Cluster of stars found forming at edge of Milky Way
A cluster of stars forming at the edge of our very own Milky Way galaxy has been discovered by a team of Brazilian astronomers using data collected from the NASA Wide-field Infrared Survey Explorer (WISE), the US space agency announced on Friday.
These stars live on the edge
"A stellar nursery in what seems to be the middle of nowhere is quite surprising," said Peter Eisenhardt, the project scientist for the WISE mission at the Jet Propulsion Laboratory (JPL) in Pasadena. "But surprises turn up when you look everywhere, as the WISE survey did."
The team of astronomers responsible for the discovery, led by Denilso Camargo of the Federal University of Rio Grande do Sul in Porto Alegre, have published their findings in a recent issue of the journal .
The Milky Way has a barred spiral shape, with arms of stars, dust and gas emerging from a central bar, the researchers explained. When it is viewed from the side, the galaxy appears to be relatively flat, with the majority of the material in a disk and in the central area.
Stars form within dense clumps of gas in what are known as giant molecular clouds (GMCs). These GMCs are primarily located in the inner part of the galactic disk, and with many clumps within each of these clouds, the majority of stars are born together in clusters.
Carmargo's team analyzed infrared survey images provided from WISE and found GMCs located thousands of light years above and below the galactic disk. They also found that one of them contained two clusters of stars, marking the first time that researchers had ever discovered stars forming in such a remote location of the galaxy.
The new clusters are located in the molecular cloud HRK 81.4-77.8, which is believed to be approximately two million years old and roughly 16,000 light years beneath the galactic disk - a tremendous distance from the traditional regions of star formation, according to the researchers. The clusters have been given the names Camargo 438 and 439.
Cluster explanation
According to Carmago, there are two possible explanations for the phenomenon. In the first, supernova explosions and other violent events eject dusk and gas out of the galactic disk. That material then falls back, merges, and forms GMCs. In the second, the GMCs formed from gas that was disturbed by interaction with the galaxy and the Magellanic Clouds.
The first explanation, also known as the "chimney model," would need several hundred massive stars to have exploded as supernovae over the course of several generations, creating a so-called "superwind" that forced HRK 81.4-77.8 into its present position, the authors explained.

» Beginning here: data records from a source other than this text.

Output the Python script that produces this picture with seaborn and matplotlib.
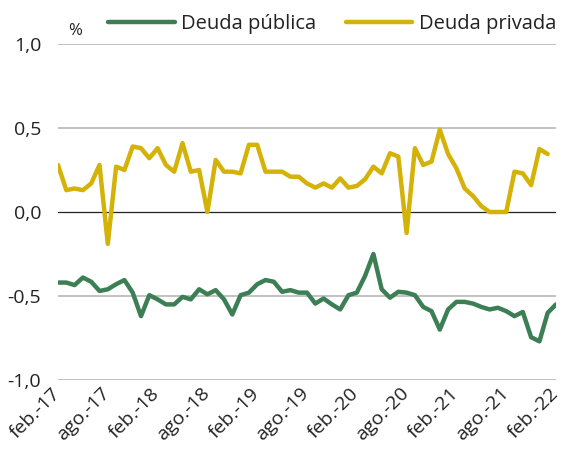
import numpy as np
import pandas as pd
import seaborn as sns
import matplotlib.pyplot as plt
import matplotlib.transforms as mtransforms

# monthly, feb-17 .. feb-22
months = pd.date_range("2017-02-01", "2022-02-01", freq="MS")
mes_abbr = ["ene.", "feb.", "mar.", "abr.", "may.", "jun.",
            "jul.", "ago.", "sep.", "oct.", "nov.", "dic."]

deuda_publica = [
    -0.42, -0.42, -0.435, -0.39, -0.415, -0.47, -0.46, -0.43, -0.405, -0.48,
    -0.62, -0.495, -0.52, -0.55, -0.55, -0.505, -0.52, -0.46, -0.49, -0.465,
    -0.52, -0.61, -0.495, -0.48, -0.43, -0.405, -0.415, -0.475, -0.465, -0.48,
    -0.48, -0.545, -0.515, -0.55, -0.58, -0.495, -0.48, -0.38, -0.25, -0.46,
    -0.51, -0.475, -0.48, -0.495, -0.565, -0.59, -0.70, -0.58, -0.535, -0.535,
    -0.545, -0.565, -0.58, -0.57, -0.59, -0.62, -0.595, -0.745, -0.77, -0.60,
    -0.55,
]

deuda_privada = [
    0.28, 0.13, 0.14, 0.13, 0.17, 0.28, -0.19, 0.27, 0.25, 0.39,
    0.38, 0.32, 0.38, 0.28, 0.24, 0.41, 0.24, 0.25, 0.0, 0.31,
    0.24, 0.24, 0.23, 0.40, 0.40, 0.24, 0.24, 0.24, 0.21, 0.21,
    0.17, 0.145, 0.17, 0.145, 0.20, 0.145, 0.155, 0.195, 0.27, 0.23,
    0.35, 0.33, -0.125, 0.38, 0.28, 0.30, 0.49, 0.345, 0.26, 0.14,
    0.095, 0.035, 0.0, 0.0, 0.0, 0.24, 0.23, 0.16, 0.375, 0.345,
    np.nan,
]

df = pd.DataFrame({
    "t": np.arange(len(months)),
    "Deuda pública": deuda_publica,
    "Deuda privada": deuda_privada,
})
long = df.melt(id_vars="t", var_name="serie", value_name="valor")

sns.set_style("white")
plt.rcParams["font.family"] = ["Open Sans", "DejaVu Sans"]

colores = {"Deuda pública": "#3c7f55", "Deuda privada": "#d4b208"}

fig = plt.figure(figsize=(5.63, 4.54), dpi=100)
ax = fig.add_axes([58 / 563, 1 - 380 / 454, (556 - 58) / 563, (380 - 44) / 454])

for y in [1.0, 0.5, -0.5, -1.0]:
    ax.axhline(y, color="#bdbdbd", lw=1.3, zorder=0)
ax.axhline(0, color="#222222", lw=0.9, zorder=0)

sns.lineplot(data=long, x="t", y="valor", hue="serie", palette=colores,
             linewidth=3.2, ax=ax, legend=False)

ax.set_xlim(0, 60)
ax.set_ylim(-1.0, 1.0)
ax.set_yticks([-1.0, -0.5, 0.0, 0.5, 1.0])
ax.set_yticklabels(["-1,0", "-0,5", "0,0", "0,5", "1,0"])
ticks = list(range(0, 61, 6))
ax.set_xticks(ticks)
ax.set_xticklabels([f"{mes_abbr[months[i].month - 1]}-{months[i].strftime('%y')}"
                    for i in ticks], rotation=45, ha="right", rotation_mode="anchor")
ax.tick_params(axis="both", length=0, colors="#222222")
ax.tick_params(axis="x", labelsize=14, pad=3)
ax.tick_params(axis="y", labelsize=14, pad=12)
shift = mtransforms.ScaledTranslation(-7 / 100, 0, fig.dpi_scale_trans)
for lbl in ax.get_xticklabels():
    lbl.set_transform(lbl.get_transform() + shift)
ax.set_xlabel("")
ax.set_ylabel("")
sns.despine(ax=ax, left=True, bottom=True)

ax.text(0.02, 1.015, "%", transform=ax.transAxes, fontsize=12, color="#222222",
        ha="left", va="bottom")

handles = [plt.Line2D([], [], color=colores[k], lw=3.2) for k in colores]
fig.legend(handles, list(colores), loc="upper center", bbox_to_anchor=(0.59, 1.01),
           ncol=2, frameon=False, fontsize=14.5, handlelength=3.3,
           handletextpad=0.33, columnspacing=1.45, labelcolor="#222222")

fig.savefig("out.png", dpi=100)
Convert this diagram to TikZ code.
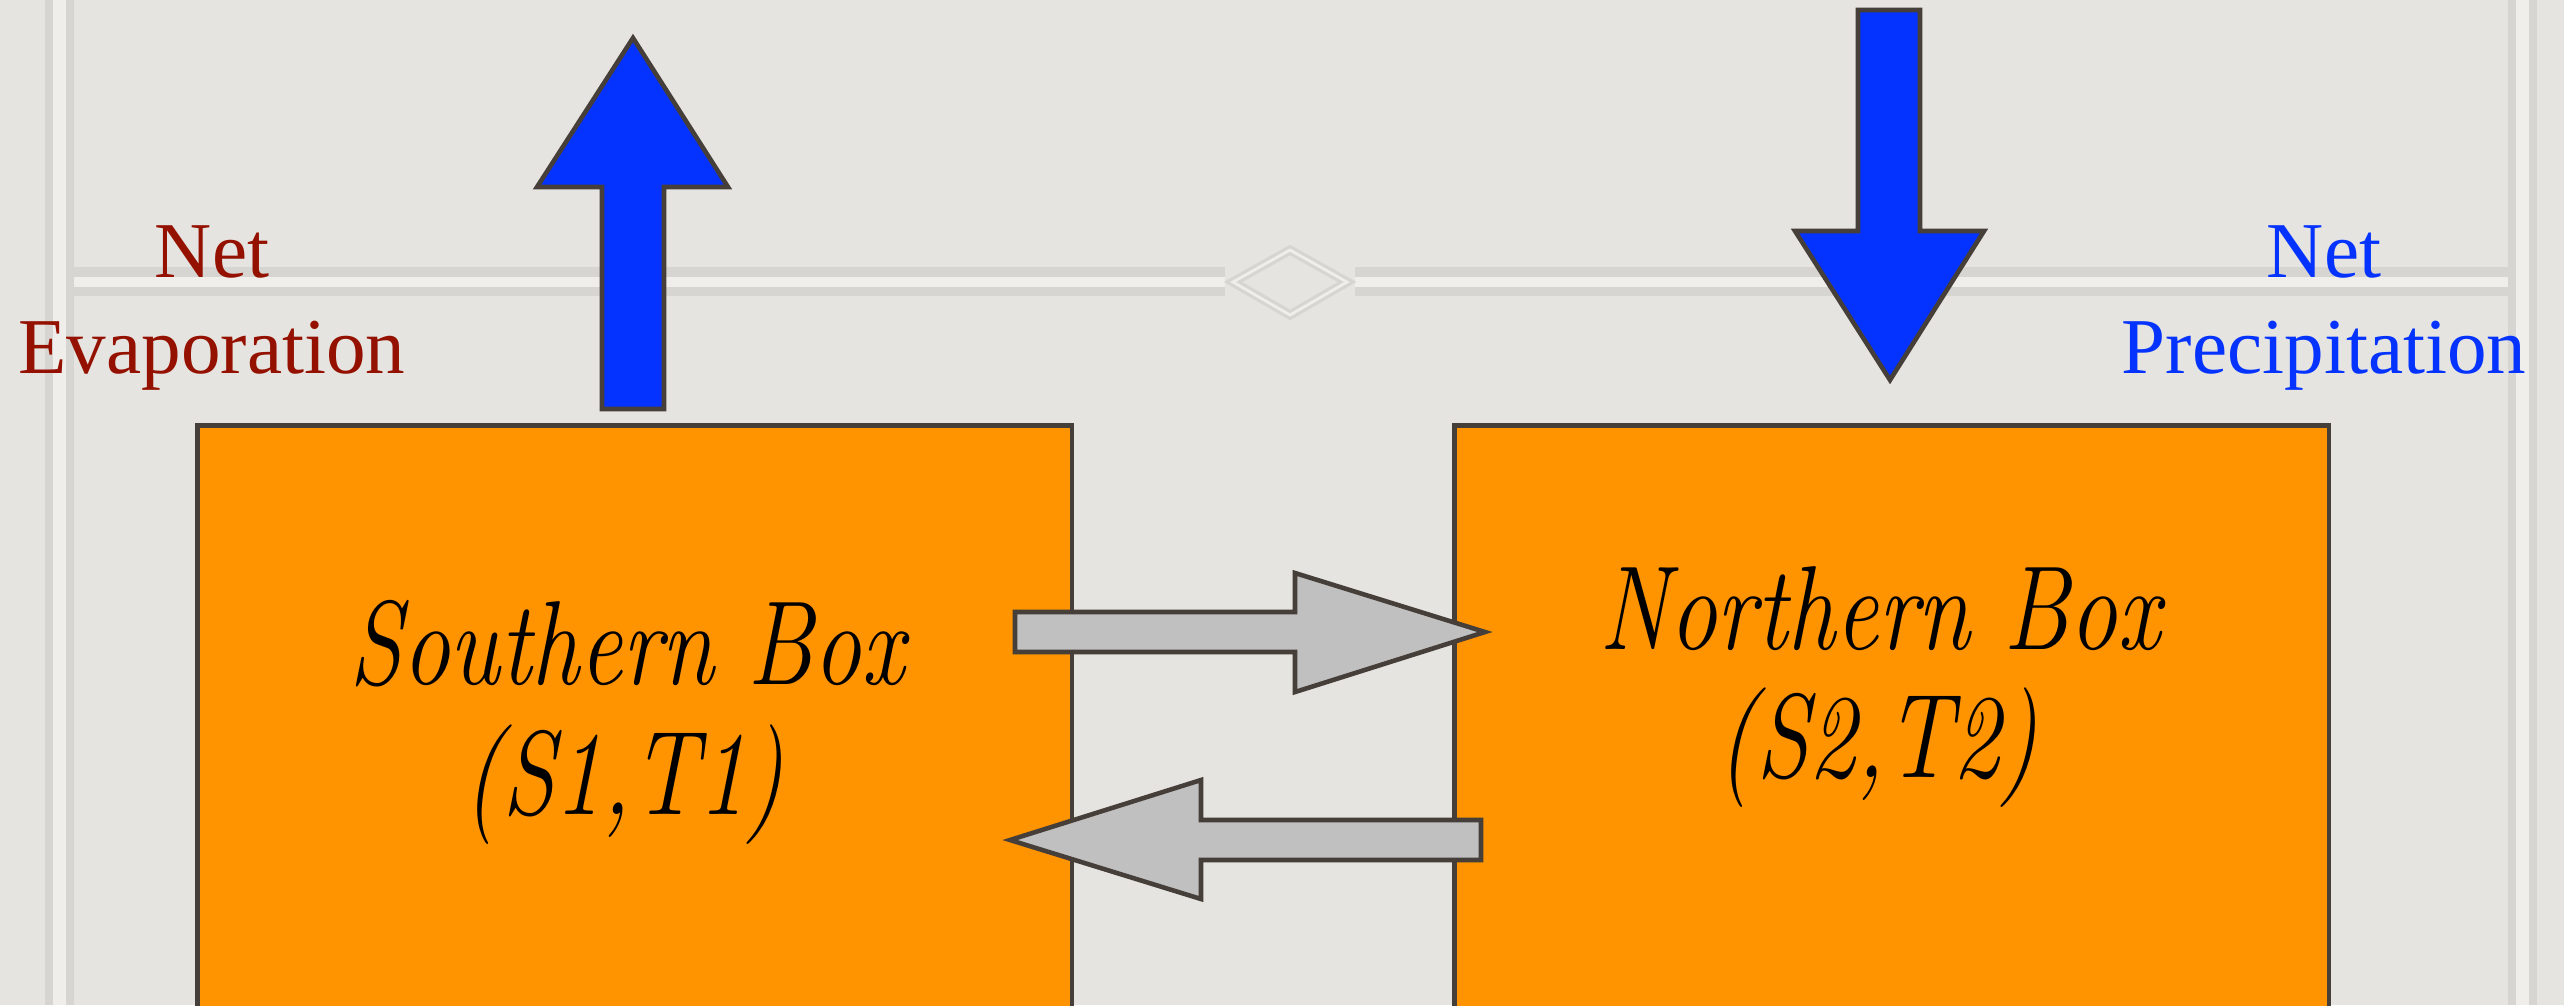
\documentclass[tikz,border=0pt]{standalone}
\usepackage{fontspec}
\usepackage{graphicx}
\newfontfamily\labelfont{Liberation Serif}
\definecolor{bgcol}{HTML}{E5E4E0}
\definecolor{framedark}{HTML}{D6D5D1}
\definecolor{framelight}{HTML}{EFEEEB}
\definecolor{boxorange}{HTML}{FF9300}
\definecolor{edgecol}{HTML}{463E39}
\definecolor{flowblue}{HTML}{0433FF}
\definecolor{flowgray}{HTML}{C0C0C0}
\definecolor{evapred}{HTML}{941100}
\tikzset{
  basinbox/.style={draw=edgecol, fill=boxorange, line width=1.4pt, minimum width=8.74cm, minimum height=6.2cm, anchor=north west, inner sep=0pt},
  bluearrow/.style={draw=edgecol, fill=flowblue, line width=1.3pt, line join=miter},
  grayarrow/.style={draw=edgecol, fill=flowgray, line width=1.3pt, line join=miter},
  boxlabel/.style={anchor=base, inner sep=0pt, font=\fontsize{34}{40}\selectfont\itshape},
  sidelabel/.style={anchor=base, inner sep=0pt, font=\labelfont\fontsize{22.5}{27}\selectfont}
}
\begin{document}
\begin{tikzpicture}[x=0.01cm,y=-0.01cm]
\useasboundingbox (0,0) rectangle (2564,1005);
\clip (0,0) rectangle (2564,1005);
% background and faint frame
\fill[bgcol] (0,0) rectangle (2564,1005);
\fill[framedark] (45,0) rectangle (74,1005);
\fill[framelight] (53,0) rectangle (66,1005);
\fill[framedark] (2508,0) rectangle (2537,1005);
\fill[framelight] (2516,0) rectangle (2529,1005);
\fill[framedark] (74,267) rectangle (1225,296);
\fill[framelight] (74,277) rectangle (1225,287);
\fill[framedark] (1355,267) rectangle (2508,296);
\fill[framelight] (1355,277) rectangle (2508,287);
\draw[framedark, line width=2.6pt] (1233,282) -- (1290,250) -- (1347,282) -- (1290,315) -- cycle;
\draw[framelight, line width=0.8pt] (1233,282) -- (1290,250) -- (1347,282) -- (1290,315) -- cycle;

% boxes
\node[basinbox] (south) at (195,423) {};
\node[basinbox] (north) at (1452,423) {};

% vertical flux arrows
\coordinate (evapbase) at (633,409);
\coordinate (evaptip) at (633,38);
\draw[bluearrow] (602,409) -- (602,187) -- (537,187) -- (evaptip) -- (728,187) -- (664,187) -- (664,409) -- cycle;
\coordinate (preciptop) at (1889,10);
\coordinate (preciptip) at (1890,380);
\draw[bluearrow] (1858,10) -- (1920,10) -- (1920,231) -- (1984,231) -- (preciptip) -- (1795,231) -- (1858,231) -- cycle;

% exchange arrows
\coordinate (eastTip) at (1485,632);
\draw[grayarrow] (1015,612) -- (1295,612) -- (1295,573) -- (eastTip) -- (1295,692) -- (1295,652) -- (1015,652) -- cycle;
\coordinate (westTip) at (1010,840);
\draw[grayarrow] (1481,820) -- (1201,820) -- (1201,780) -- (westTip) -- (1201,899) -- (1201,860) -- (1481,860) -- cycle;

% box labels
\node[boxlabel] (s1) at (627,684) {\scalebox{0.8}[1]{Southern Box}};
\node[boxlabel] (s2) at (624,814) {\scalebox{0.8}[1]{(S1,T1)}};
\node[boxlabel] (n1) at (1880,649) {\scalebox{0.8}[1]{Northern Box}};
\node[boxlabel] (n2) at (1878,777) {\scalebox{0.8}[1]{(S2,T2)}};

% side labels
\node[sidelabel, text=evapred] (e1) at (212,277) {Net};
\node[sidelabel, text=evapred] (e2) at (212,373) {Evaporation};
\node[sidelabel, text=flowblue] (p1) at (2324,277) {Net};
\node[sidelabel, text=flowblue] (p2) at (2324,373) {Precipitation};
\end{tikzpicture}
\end{document}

The bubbles created by these explosions would, over millions of years, themselves compress materials, forming an increasing number of stars and fuelling the ejection of material in a type of "galactic fountain," they added. Eventually, the gas and dust would fall back down onto the disk.
"Our work shows that the space around the Galaxy is a lot less empty that we thought," Carmago said in a statement. "The new clusters of stars are truly exotic. In a few million years, any inhabitants of planets around the stars will have a grand view of the outside of the Milky Way, something no human being will probably ever experience."
"Now we want to understand how the ingredients for making stars made it to such a distant spot. We need more data and some serious work on computer models to try to answer this question," the astronomer added.